Não fui eu quem escolheu o Maranhão, ou a Itália, os Países Baixos. Não fui eu quem construiu o muro, a casa, os tijolos eu não assei. Também não me podem culpar pelo Golfo, Panamá, Polônia ou coisa que valha. Tudo já estava assim quando eu cheguei, e não pretendo mudar, não, de forma alguma. Encho os cornos de cachaça e deixe estar.

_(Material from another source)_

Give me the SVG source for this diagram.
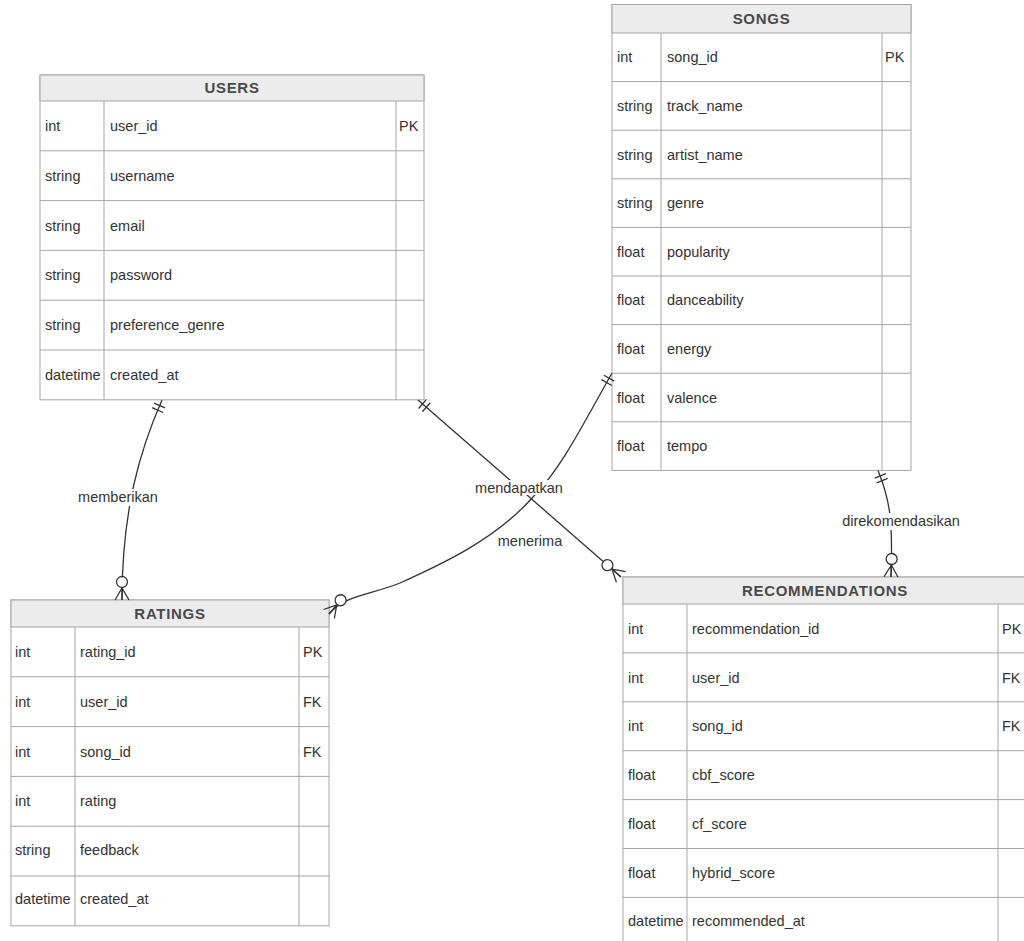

Escolhi fumar porque não queria morrer num acidente de carro. Não dirijo, afinal, bebo. Tudo bem, eu explico. Os médicos, inimigos de tudo que vale à pena em demasia (a saber, alguns: açúcar, sal, álcool, maconha, adrenalina, gordura....), decidiram pesquisar os malefícios do cigarro só pra apertar ainda mais o cinto. Dizem, eu não conheço direito os números, dizem que, digamos, 70% dos casos de câncer de pulmão são fumantes. Isso, em nenhum nível, prova que cigarros causam câncer, mas uma incrível coincidência estatística. Portanto, aproveitando-se da inocência dos leigos, de umas duas décadas pra cá, fizeram uma campanha mundial contra o fumo. Reduziram os fumantes e os casos de câncer no pulmão. Pronto, agora eles têm a prova. Por outro lado, nunca esteve tão na moda morrer bêbado num carro (os paulistas adoram). As pessoas sempre acham uma saída, mas, no meu caso, sempre fui old fashioned.
Acendo um cigarro, Priscila me olha como se fôssemos fuder com a vida um do outro qualquer dia desses. Essa garota não devia pintar os cabelos, de forma alguma. Loiro é tão vulgar quanto uma saia jeans – das pequenas. Prefiro nem olhar quando cruza as pernas.
“Cê anda muito calado.”
“Quando sento, começo a pensar.”– Raul Seixas já dizia que quem pensa, pensa melhor parado –“Não é de bom tom falar de todas as merdas que passam pela minha cabeça.”
“Quer ficar sozinho com teus pensamentos?” – irônica, sempre com esse sorrisinho.
Tenho saudade, de vez em quando, de quando eu era sincero. Acho que foi lá pelos seis anos a última vez, no colégio. Assisti muito esses desenhos e, de uma forma ou de outra, sempre tem uma princesa e um herói. São histórias de amor, já parou pra pensar? Caí nessa ondinha. Como qual? Essa ondinha de amor. Era muito inocente na época, continuo sendo. Ela era loirinha, me liguei agora! Deixei de gostar de loiras nessa ocasião. Não tinha olhos azuis, mas era loira. Comia brigadeiro no lanche. Perguntei:
“Me dá um pedaço?” – um conquistador precoce.
“Tó.”
“Hmm. Sua mãe que fez?” – o gênio do sex appeal.
“Uhum.”
“Sabe, acho que te amo.” – a certeza é a chave, elas gostam de homens decididos.
“Eu não gosto de você.”
Descobri, então, que a sinceridade doía. Hoje, só sussurro amores pros meus cigarros, pra que eles logo queimem e apaguem.
“Vou embora.”
“Priscila, meu bem, eu te ligo amanhã.”